(Rows from a dataset)
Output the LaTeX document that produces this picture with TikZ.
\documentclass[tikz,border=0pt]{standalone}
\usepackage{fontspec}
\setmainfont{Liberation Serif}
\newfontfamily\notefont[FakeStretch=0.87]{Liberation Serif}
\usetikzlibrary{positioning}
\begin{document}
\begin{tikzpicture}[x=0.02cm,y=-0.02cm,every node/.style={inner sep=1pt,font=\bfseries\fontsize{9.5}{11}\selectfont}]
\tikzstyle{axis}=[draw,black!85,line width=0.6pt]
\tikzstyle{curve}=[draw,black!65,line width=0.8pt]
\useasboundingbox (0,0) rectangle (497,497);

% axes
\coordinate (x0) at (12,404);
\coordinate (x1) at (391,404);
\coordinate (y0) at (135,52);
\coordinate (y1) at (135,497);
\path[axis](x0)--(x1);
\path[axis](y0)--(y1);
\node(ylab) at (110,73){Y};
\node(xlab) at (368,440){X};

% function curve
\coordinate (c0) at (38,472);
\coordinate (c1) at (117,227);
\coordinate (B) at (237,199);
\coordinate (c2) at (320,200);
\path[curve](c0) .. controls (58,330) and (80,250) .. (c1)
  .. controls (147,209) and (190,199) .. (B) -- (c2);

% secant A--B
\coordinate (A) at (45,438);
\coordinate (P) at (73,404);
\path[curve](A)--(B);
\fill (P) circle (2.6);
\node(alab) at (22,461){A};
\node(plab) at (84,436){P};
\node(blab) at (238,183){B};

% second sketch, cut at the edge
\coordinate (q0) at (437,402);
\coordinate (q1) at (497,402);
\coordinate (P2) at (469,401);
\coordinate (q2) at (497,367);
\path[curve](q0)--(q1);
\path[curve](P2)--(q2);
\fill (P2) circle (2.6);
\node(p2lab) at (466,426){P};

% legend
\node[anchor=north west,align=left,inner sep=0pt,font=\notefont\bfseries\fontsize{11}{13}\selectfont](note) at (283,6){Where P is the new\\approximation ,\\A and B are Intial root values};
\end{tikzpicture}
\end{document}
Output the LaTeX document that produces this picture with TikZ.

**Stated problem**
Copy the records above exactly.

**Answer to the task**
Output the LaTeX document that produces this picture with TikZ.
\documentclass[tikz,border=0pt]{standalone}
\usepackage{fontspec}
\setmainfont{Liberation Serif}
\newfontfamily\notefont[FakeStretch=0.87]{Liberation Serif}
\usetikzlibrary{positioning}
\begin{document}
\begin{tikzpicture}[x=0.02cm,y=-0.02cm,every node/.style={inner sep=1pt,font=\bfseries\fontsize{9.5}{11}\selectfont}]
\tikzstyle{axis}=[draw,black!85,line width=0.6pt]
\tikzstyle{curve}=[draw,black!65,line width=0.8pt]
\useasboundingbox (0,0) rectangle (497,497);

% axes
\coordinate (x0) at (12,404);
\coordinate (x1) at (391,404);
\coordinate (y0) at (135,52);
\coordinate (y1) at (135,497);
\path[axis](x0)--(x1);
\path[axis](y0)--(y1);
\node(ylab) at (110,73){Y};
\node(xlab) at (368,440){X};

% function curve
\coordinate (c0) at (38,472);
\coordinate (c1) at (117,227);
\coordinate (B) at (237,199);
\coordinate (c2) at (320,200);
\path[curve](c0) .. controls (58,330) and (80,250) .. (c1)
  .. controls (147,209) and (190,199) .. (B) -- (c2);

% secant A--B
\coordinate (A) at (45,438);
\coordinate (P) at (73,404);
\path[curve](A)--(B);
\fill (P) circle (2.6);
\node(alab) at (22,461){A};
\node(plab) at (84,436){P};
\node(blab) at (238,183){B};

% second sketch, cut at the edge
\coordinate (q0) at (437,402);
\coordinate (q1) at (497,402);
\coordinate (P2) at (469,401);
\coordinate (q2) at (497,367);
\path[curve](q0)--(q1);
\path[curve](P2)--(q2);
\fill (P2) circle (2.6);
\node(p2lab) at (466,426){P};

% legend
\node[anchor=north west,align=left,inner sep=0pt,font=\notefont\bfseries\fontsize{11}{13}\selectfont](note) at (283,6){Where P is the new\\approximation ,\\A and B are Intial root values};
\end{tikzpicture}
\end{document}
Output the LaTeX document that produces this picture with TikZ.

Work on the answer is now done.